His inner voice might have been saying, “I really would rather not be here. These people mean nothing to me. The only reason I’m here is that they are potential votes. Let’s get this done and leave.” This is only conjecture on my part but that certainly is the message his visage and body language conveyed. Only our votes mattered in his relentless drive to be re-elected.
Although I went away unimpressed, I still had some faith because of his famed Red Book boldly outlining Liberal Party promises. I agreed with my wife Linda when she said, “if he puts them in writing, surely he means to follow through on them.” How naive we were. How easily deluded. Experiences like this have made me cautious, even skeptical, when listening to politicians, especially those who could soon be governing our nation.
Does my lack of enchantment with political parties mean I won’t vote in the upcoming federal election? Certainly not. Does it mean I hold Angelique Wood accountable for the arrogance and failings of Jean Chretien and other politicians? Again, certainly not.
I’m actually deeply impressed by the founders of the Cooperative Commonwealth Federation (CCF) precursor to the NDP. Before being elected to Parliament, J.S. Woodsworth was superintendent of the All Peoples Mission, working with the poor in Winnipeg. Later, in an address to Parliament he said, “the economy should be planned for public benefit rather than allowing businesses to gouge customers.” Pierre Berton referred to him as “the conscience of Canada.”

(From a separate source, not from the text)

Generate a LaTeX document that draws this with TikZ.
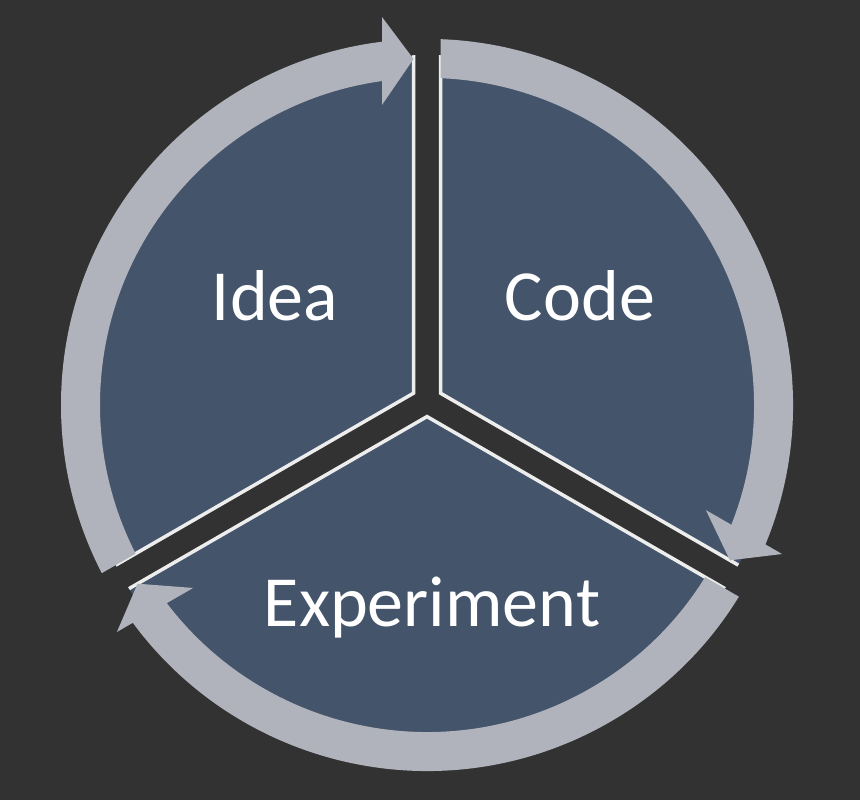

On the provincial scene, in 1944 Tommy Douglas and the CCF won
47 of the 52 seats in the Saskatchewan legislature. According to Vincent Lam in his biography of Douglas, the province at that time had the second highest provincial debt in Canada. The CCF, he says, recorded a surplus in each of its 17 years in power and steadily paid down the debt.
Speaking at the 1983 NDP National Convention, Douglas said, “We are not just interested in getting votes. We are seeking people willing to dedicate their lives to building a different kind of society. A society founded on the principles of concern for human well being and human welfare.”
Lam says “voters continued to elect the CCF in election after election, because they delivered what they promised.”
Lam states further, “the need for a Universal Public Health Care program was a well used plank in the Liberal federal election platform since the early years of the 20th century, one that was never followed by action.” It is his opinion that Douglas and the CCF can take credit for having the commitment and political will to make universal health care a reality in Canada.
I believe many Canadians long for politicians who will represent the wishes of the people to the leader, not the wishes of the leader to the people. With the Party Whip system, employed by the Big Three parties, this is difficult to achieve. It is for this reason I often vote Green.
I do recognize that we need people of integrity, ability and vision to sit on the benches of the governing party and the opposition. It is my opinion that Angelique Wood embodies some of the qualities of the party founders. Although I have never voted NDP and am troubled by their spending commitments, I do feel she established a strong track record in the RDOS. I may yet be persuaded to affix an x beside her name on election day.